Yes. As written in the rules and in the crib notes, I look for a range, if price is in one. If not, I assess the trend, as it is either one or the other. I don't plot S&R other than to note the upper and lower limits of the range, if price is ranging. If it's trending, I trade the SLA. Anticipating a reversal off of what may be imagined support or resistance doesn't test out given that price can just as easily break through what most would consider to be S or R as not.
Friday, for example, the NQ had been in a range from 0100 to 0400, then dropped to 4284 or so and formed another range from 0430 to 0930, which is what I used to trade the open. After that, it was the SLA until we entered chop.
I find that last point confusing. My impression, per Wyckoff (I’m slogging through it), the SLA, your article on springboards, and various other posts you’ve written, was that breakouts from hinges and ranges were a fundamental part of a trading plan (first tested, then traded). If one is looking for basic trade opportunities (e.g., breakouts), hinges and ranges seem like a good place to look, no?
Ranges, yes. Hinges, not necessarily.
The SLA/AMT is a reset. After years of arguing about what's Wyckoff and what's VSA and what's Evans and what's SMI and trying to sort it all out, I finally two years ago started from scratch. If traders want to break through ice and jump creeks, they are welcome to do so, but that no longer has anything to do with me.
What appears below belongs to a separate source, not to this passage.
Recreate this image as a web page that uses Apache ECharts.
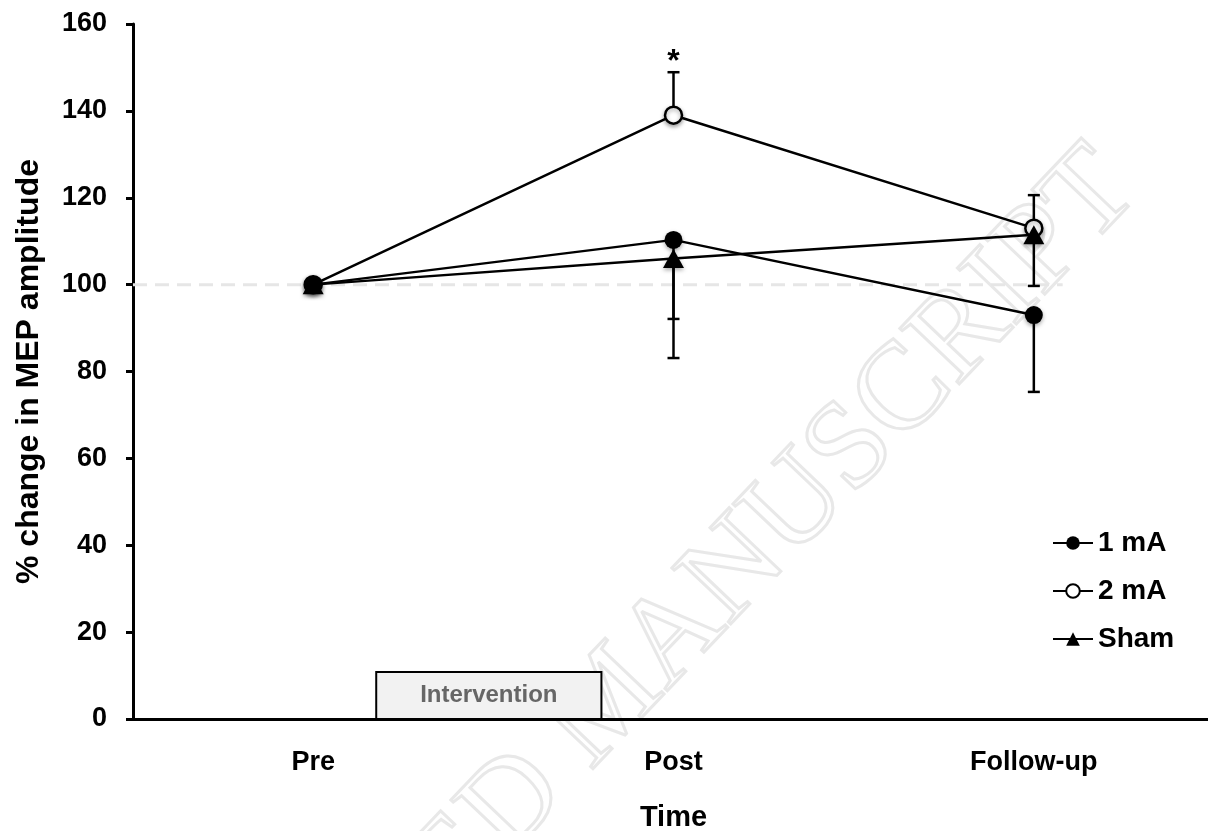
<!DOCTYPE html>
<html>
<head>
<meta charset="utf-8">
<script src="https://cdn.jsdelivr.net/npm/echarts@6/dist/echarts.min.js"></script>
<style>
  html, body { margin: 0; padding: 0; background: #fff; }
  #main { width: 1208px; height: 831px; }
</style>
</head>
<body>
<div id="main"></div>
<script>
// 数据
const categories = ['Pre', 'Post', 'Follow-up'];
const mA1 = [100, 110.3, 93.0];
const mA2 = [100, 139.0, 113.0];
const sham = [100, 106.0, 111.5];
// error bar end points (one-sided, as drawn)
const mA1Err = [null, 92.1, 75.3];
const mA2Err = [null, 148.9, 120.6];
const shamErr = [null, 83.1, 99.7];
// significance marks: [category index, value at bar end]
const sigMarks = [[1, 148.9]];
// intervention period on the time axis: [start, end, height]
const intervention = [[0.175, 0.8, 10.8]];
const baseline = 100;
const baselineExtent = [-0.5, 2.08];

const FONT = 'Liberation Sans, Arial, sans-serif';
const myChart = echarts.init(document.getElementById('main'));

function errData(means, ends) {
  const out = [];
  means.forEach((m, i) => {
    if (ends[i] != null) out.push([i, m, ends[i]]);
  });
  return out;
}

function renderErr(params, api) {
  const p0 = api.coord([api.value(0), api.value(1)]);
  const p1 = api.coord([api.value(0), api.value(2)]);
  const w = 6;
  const st = { stroke: '#000', lineWidth: 2.5 };
  return {
    type: 'group',
    children: [
      { type: 'line', shape: { x1: p0[0], y1: p0[1], x2: p1[0], y2: p1[1] }, style: st },
      { type: 'line', shape: { x1: p1[0] - w, y1: p1[1], x2: p1[0] + w, y2: p1[1] }, style: st }
    ]
  };
}

const errSeries = (data) => ({
  type: 'custom',
  renderItem: renderErr,
  data: data,
  z: 1,
  silent: true
});

const markShadow = {
  shadowBlur: 4,
  shadowColor: 'rgba(0,0,0,0.35)',
  shadowOffsetY: 2
};

myChart.setOption({
  animation: false,
  backgroundColor: '#fff',
  graphic: [{
    type: 'text',
    x: 1118,
    y: 170,
    rotation: 46.4 * Math.PI / 180,
    z: -10,
    silent: true,
    style: {
      text: 'ACCEPTED MANUSCRIPT',
      font: '124px "Liberation Serif", serif',
      align: 'right',
      verticalAlign: 'middle',
      fill: 'rgba(0,0,0,0)',
      stroke: '#e8e8e8',
      lineWidth: 3
    }
  }],
  grid: { left: 133, right: -6, top: 24, bottom: 112, outerBoundsMode: 'none', containLabel: false },
  legend: {
    orient: 'vertical',
    left: 1052,
    top: 529,
    padding: 0,
    itemWidth: 40,
    itemHeight: 17,
    itemGap: 20,
    data: ['1 mA', '2 mA', 'Sham'],
    textStyle: { fontFamily: FONT, fontWeight: 'bold', fontSize: 28, color: '#000', padding: [0, 0, 0, 0] }
  },
  xAxis: [{
    type: 'category',
    data: categories,
    name: 'Time',
    nameLocation: 'middle',
    nameGap: 84,
    nameTextStyle: { fontFamily: FONT, fontWeight: 'bold', fontSize: 29, color: '#000' },
    axisLine: { lineStyle: { color: '#000', width: 3 } },
    axisTick: { alignWithLabel: true, length: 6, lineStyle: { color: '#000', width: 3 } },
    axisLabel: { margin: 30, fontFamily: FONT, fontWeight: 'bold', fontSize: 27, color: '#000' }
  }, {
    type: 'value',
    min: -0.5,
    max: 2.5,
    show: false
  }],
  yAxis: {
    type: 'value',
    min: 0,
    max: 160,
    interval: 20,
    name: '% change in MEP amplitude',
    nameLocation: 'middle',
    nameGap: 88,
    nameTextStyle: { fontFamily: FONT, fontWeight: 'bold', fontSize: 32, color: '#000' },
    axisLine: { show: true, onZero: false, lineStyle: { color: '#000', width: 3 } },
    axisTick: { show: true, length: 7, lineStyle: { color: '#000', width: 3 } },
    axisLabel: { margin: 26, fontFamily: FONT, fontWeight: 'bold', fontSize: 27, color: '#000' },
    splitLine: { show: false }
  },
  series: [
    {
      name: 'baseline',
      type: 'line',
      xAxisIndex: 1,
      data: [[baselineExtent[0], baseline], [baselineExtent[1], baseline]],
      symbol: 'none',
      silent: true,
      z: 0,
      lineStyle: { color: '#e6e6e6', width: 3, type: [14, 8] }
    },
    {
      name: 'intervention',
      type: 'custom',
      xAxisIndex: 1,
      data: intervention,
      silent: true,
      z: 1,
      renderItem: function (params, api) {
        const a = api.coord([api.value(0), 0]);
        const b = api.coord([api.value(1), api.value(2)]);
        return {
          type: 'group',
          children: [{
            type: 'rect',
            shape: { x: a[0], y: b[1], width: b[0] - a[0], height: a[1] - b[1] },
            style: { fill: '#f2f2f2', stroke: '#000', lineWidth: 2 }
          }, {
            type: 'text',
            x: (a[0] + b[0]) / 2,
            y: (a[1] + b[1]) / 2,
            style: {
              text: 'Intervention',
              font: 'bold 24px ' + FONT,
              fill: '#666',
              align: 'center',
              verticalAlign: 'middle'
            }
          }]
        };
      }
    },
    errSeries(errData(mA1, mA1Err)),
    errSeries(errData(mA2, mA2Err)),
    errSeries(errData(sham, shamErr)),
    {
      name: 'sig',
      type: 'custom',
      data: sigMarks,
      silent: true,
      renderItem: function (params, api) {
        const p = api.coord([api.value(0), api.value(1)]);
        return {
          type: 'text',
          x: p[0],
          y: p[1] - 10,
          style: { text: '*', font: 'bold 32px ' + FONT, fill: '#000', align: 'center', verticalAlign: 'middle' }
        };
      }
    },
    {
      name: '1 mA',
      type: 'line',
      data: mA1,
      symbol: 'circle',
      symbolSize: 18,
      z: 4,
      lineStyle: { color: '#000', width: 2.5 },
      itemStyle: Object.assign({ color: '#000' }, markShadow)
    },
    {
      name: '2 mA',
      type: 'line',
      data: mA2,
      symbol: 'circle',
      symbolSize: 17,
      z: 3,
      lineStyle: { color: '#000', width: 2.5 },
      itemStyle: Object.assign({ color: '#fff', borderColor: '#000', borderWidth: 2.5 }, markShadow)
    },
    {
      name: 'Sham',
      type: 'line',
      data: sham,
      symbol: 'triangle',
      symbolSize: [21, 19],
      z: 5,
      lineStyle: { color: '#000', width: 2.5 },
      itemStyle: Object.assign({ color: '#000' }, markShadow)
    }
  ]
});
</script>
</body>
</html>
Rather than spend/waste seemingly endless amounts of time arguing about what is or is not Wyckoff, I can ask that those who are interested in all this focus on the SLA and implementing the SLA. As the SLA is about as simple as it gets with regard to trading price and as the entire thing is one-fifth the length of Wyckoff's course (100p vs 500p) and the condensed version posted to the first post is one-fifth of that (20p), and as one can approach it without testing and with minimal journaling, the primary task for the intended becomes extinguishing bad habits and learning new ones, rather than slogging through hundreds of pages and thousands of posts. The SLA is based on and stems from Wyckoff, but one can study it and practice it and trade it without ever having heard of Wyckoff or having read a single word of his course.
Rather than draw a bunch of lines, then, the beginner is tasked with determining whether price is trending or ranging. If he doesn't know, then there's nothing for him to do but observe. Eventually, once he's able to tell, he still has only two choices: trade the exit from the range or look for either a reversal in the trend or a continuation opportunity, which is where retracements and hinges come in.
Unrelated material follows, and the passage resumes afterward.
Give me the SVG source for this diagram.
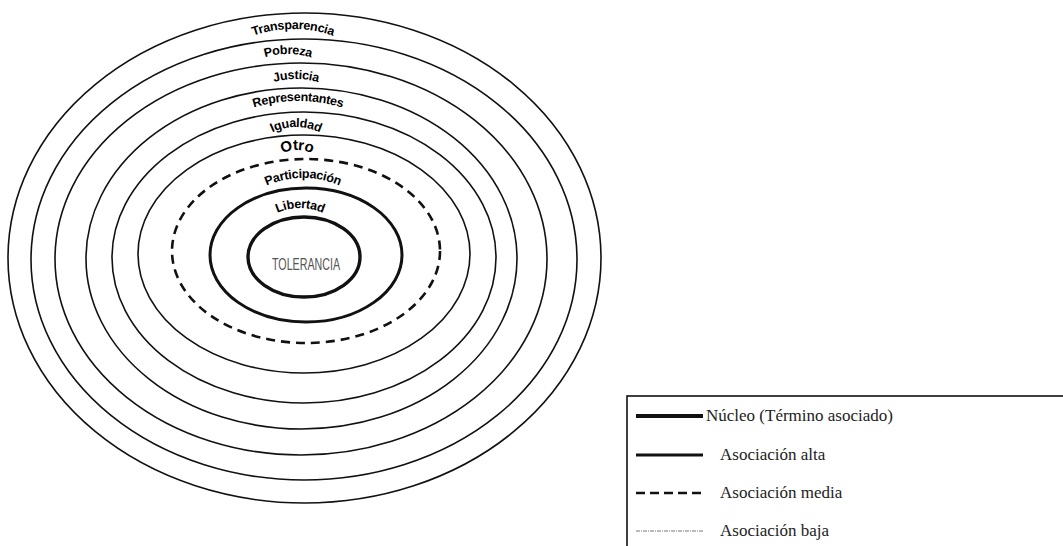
<svg xmlns="http://www.w3.org/2000/svg" xmlns:xlink="http://www.w3.org/1999/xlink" width="1063" height="546" viewBox="0 0 1063 546">
<style>
.ring{fill:none;stroke:#111;stroke-width:1.6}
.mid{fill:none;stroke:#111;stroke-width:2.6;stroke-dasharray:9 6}
.high{fill:none;stroke:#111;stroke-width:3}
.core{fill:none;stroke:#111;stroke-width:3.4}
.lbl{font-family:"Liberation Sans",Arial,sans-serif;font-weight:bold;font-size:12.5px;fill:#000;letter-spacing:-0.3px}
.leg{font-family:"Liberation Serif","Times New Roman",serif;font-size:17px;fill:#222}
</style>
<defs>
<path id="pTr" d="M223,51.5 A120,120 0 0 1 363,51.5"/>
<path id="pPo" d="M233,75.9 A80,80 0 0 1 343,75.9"/>
<path id="pJu" d="M241,100.9 A80,80 0 0 1 351,100.9"/>
<path id="pRe" d="M223,121.1 A150,150 0 0 1 373,121.1"/>
<path id="pIg" d="M246,159.1 A55,55 0 0 1 346,159.1"/>
<path id="pOt" d="M265,172.5 A34,34 0 0 1 329,172.5"/>
<path id="pPa" d="M238,205.7 A90,90 0 0 1 368,205.7"/>
<path id="pLi" d="M250,240.1 A55,55 0 0 1 350,240.1"/>
</defs>
<rect width="1063" height="546" fill="#fff"/>
<g id="connectors"/>
<g id="transparencia">
<ellipse class="ring" cx="304.5" cy="258" rx="296.5" ry="245"/>
<text class="lbl"><textPath xlink:href="#pTr" href="#pTr" startOffset="50%" text-anchor="middle">Transparencia</textPath></text>
</g>
<g id="pobreza">
<ellipse class="ring" cx="304" cy="259.5" rx="273" ry="220.5"/>
<text class="lbl"><textPath xlink:href="#pPo" href="#pPo" startOffset="50%" text-anchor="middle">Pobreza</textPath></text>
</g>
<g id="justicia">
<ellipse class="ring" cx="301" cy="259" rx="246" ry="196"/>
<text class="lbl"><textPath xlink:href="#pJu" href="#pJu" startOffset="50%" text-anchor="middle">Justicia</textPath></text>
</g>
<g id="representantes">
<ellipse class="ring" cx="301.5" cy="258.5" rx="215.5" ry="170.5"/>
<text class="lbl"><textPath xlink:href="#pRe" href="#pRe" startOffset="50%" text-anchor="middle">Representantes</textPath></text>
</g>
<g id="igualdad">
<ellipse class="ring" cx="304" cy="257.5" rx="192" ry="145.5"/>
<text class="lbl"><textPath xlink:href="#pIg" href="#pIg" startOffset="50%" text-anchor="middle">Igualdad</textPath></text>
</g>
<g id="otro">
<ellipse class="ring" cx="304" cy="254" rx="166" ry="119"/>
<text class="lbl" style="font-size:15px"><textPath xlink:href="#pOt" href="#pOt" startOffset="50%" text-anchor="middle">Otro</textPath></text>
</g>
<g id="participacion">
<ellipse class="mid" cx="306" cy="251" rx="134" ry="92"/>
<text class="lbl"><textPath xlink:href="#pPa" href="#pPa" startOffset="50%" text-anchor="middle">Participación</textPath></text>
</g>
<g id="libertad">
<ellipse class="high" cx="306" cy="255" rx="96" ry="67"/>
<text class="lbl"><textPath xlink:href="#pLi" href="#pLi" startOffset="50%" text-anchor="middle">Libertad</textPath></text>
</g>
<g id="tolerancia">
<ellipse class="core" cx="304" cy="257" rx="56" ry="40"/>
<text x="306" y="270" text-anchor="middle" textLength="68" lengthAdjust="spacingAndGlyphs" style="font-family:'Liberation Sans',Arial,sans-serif;font-size:17px;fill:#555">TOLERANCIA</text>
</g>
<g id="legend">
<rect x="627" y="396" width="500" height="200" fill="none" stroke="#111" stroke-width="1.6"/>
<line x1="636" y1="416" x2="703" y2="416" stroke="#111" stroke-width="4"/>
<text class="leg" x="706" y="421">Núcleo (Término asociado)</text>
<line x1="636" y1="455" x2="703" y2="455" stroke="#111" stroke-width="3"/>
<text class="leg" x="720" y="460">Asociación  alta</text>
<line x1="636" y1="493" x2="703" y2="493" stroke="#111" stroke-width="2.6" stroke-dasharray="9 5"/>
<text class="leg" x="720" y="498">Asociación media</text>
<line x1="636" y1="531" x2="703" y2="531" stroke="#777" stroke-width="1" stroke-dasharray="4 1 1 1"/>
<text class="leg" x="720" y="536">Asociación baja</text>
</g>
</svg>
You mentioned other fish to fry suggesting there are more fundamental things for the beginner than trading hinges. I probably should have mentioned that I create trendline charts at night and before the open (establishing “context”), then sim trade for a couple of hours before work, as part of developing my plan. All the above is done with some awareness of the continuity of price, the ebb and flow of markets, and price movement being a movie not a slideshow. In terms of divorcing the ego from a trade or anything else, that’s something I’ve worked on for many years in all aspects of my life through meditation -- and why I relate to your fish bowl analogy for watching price.
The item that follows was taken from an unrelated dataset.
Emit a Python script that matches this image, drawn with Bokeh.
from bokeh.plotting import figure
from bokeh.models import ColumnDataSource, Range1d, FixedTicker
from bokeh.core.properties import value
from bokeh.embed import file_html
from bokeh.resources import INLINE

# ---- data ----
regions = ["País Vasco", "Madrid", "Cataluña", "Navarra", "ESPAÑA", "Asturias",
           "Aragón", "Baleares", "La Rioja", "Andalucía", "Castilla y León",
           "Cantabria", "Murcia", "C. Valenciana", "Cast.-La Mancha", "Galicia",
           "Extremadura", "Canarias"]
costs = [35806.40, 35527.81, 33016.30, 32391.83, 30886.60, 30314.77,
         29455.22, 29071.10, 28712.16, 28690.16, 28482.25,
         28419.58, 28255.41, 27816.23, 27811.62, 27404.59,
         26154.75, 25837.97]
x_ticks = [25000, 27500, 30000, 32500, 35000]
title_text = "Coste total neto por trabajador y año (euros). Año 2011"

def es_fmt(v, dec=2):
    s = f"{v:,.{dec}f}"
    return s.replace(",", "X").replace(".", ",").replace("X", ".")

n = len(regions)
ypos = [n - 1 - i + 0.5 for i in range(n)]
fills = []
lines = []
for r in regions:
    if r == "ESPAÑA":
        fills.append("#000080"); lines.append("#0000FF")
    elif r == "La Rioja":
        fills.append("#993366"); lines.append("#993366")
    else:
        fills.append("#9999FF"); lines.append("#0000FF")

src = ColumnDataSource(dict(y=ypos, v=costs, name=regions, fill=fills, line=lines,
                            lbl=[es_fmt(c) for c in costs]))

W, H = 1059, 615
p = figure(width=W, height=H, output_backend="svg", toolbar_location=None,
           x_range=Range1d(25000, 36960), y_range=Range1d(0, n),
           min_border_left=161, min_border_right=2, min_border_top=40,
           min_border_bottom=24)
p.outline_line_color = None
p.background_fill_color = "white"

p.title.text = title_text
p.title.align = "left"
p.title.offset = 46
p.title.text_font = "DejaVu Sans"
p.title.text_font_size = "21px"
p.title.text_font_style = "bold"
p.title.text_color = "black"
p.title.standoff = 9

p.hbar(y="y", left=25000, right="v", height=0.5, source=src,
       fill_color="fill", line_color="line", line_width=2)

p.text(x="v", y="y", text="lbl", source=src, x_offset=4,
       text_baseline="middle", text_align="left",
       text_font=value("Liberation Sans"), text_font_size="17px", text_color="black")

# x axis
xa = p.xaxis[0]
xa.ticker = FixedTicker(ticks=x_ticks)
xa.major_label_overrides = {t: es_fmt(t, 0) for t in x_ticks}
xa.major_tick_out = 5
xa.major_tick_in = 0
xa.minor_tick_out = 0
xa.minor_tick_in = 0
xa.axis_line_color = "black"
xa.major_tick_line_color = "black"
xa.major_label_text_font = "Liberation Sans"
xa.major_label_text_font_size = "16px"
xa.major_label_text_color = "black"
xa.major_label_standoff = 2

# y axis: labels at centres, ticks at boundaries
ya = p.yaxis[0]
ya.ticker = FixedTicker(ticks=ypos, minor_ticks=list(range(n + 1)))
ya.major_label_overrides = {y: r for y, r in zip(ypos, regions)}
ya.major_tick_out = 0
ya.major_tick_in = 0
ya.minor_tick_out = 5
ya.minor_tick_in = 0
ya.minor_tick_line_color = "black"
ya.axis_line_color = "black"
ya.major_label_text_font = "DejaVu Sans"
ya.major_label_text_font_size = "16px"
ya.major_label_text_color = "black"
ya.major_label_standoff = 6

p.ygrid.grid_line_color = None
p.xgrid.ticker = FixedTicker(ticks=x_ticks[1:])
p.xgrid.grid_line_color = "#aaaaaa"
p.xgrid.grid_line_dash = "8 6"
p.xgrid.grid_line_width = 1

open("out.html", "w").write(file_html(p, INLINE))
It's up to the trader to decide for himself when he's ready to trade hinges. If he thinks he is, he'll find out quickly enough whether his self-appraisal is realistic or not. Given that hinges are so common, they are the subject of the first appendix, and three examples of common hinge behavior are provided. However, the trader will soon learn that there are as many variations of hinge behavior as there are variations of trader behavior, and he can then decide whether to pursue whatever trading opportunities hinges provide or say the hell with it and wait for something that enables the trader to formulate more specific and reliable trading criteria.
Where is the Innerworth quote from, btw? Interesting. I do understand the difference between seeing opportunities in retrospect and real time (I read a post of yours on the topic not long ago). My goal yesterday was to find a “forward-looking” opportunity as the hinge was developing, based on levels of possible resistance I had identified hours earlier.
Innerworth folded in '09.
Thanks again for sharing your approach in such detail.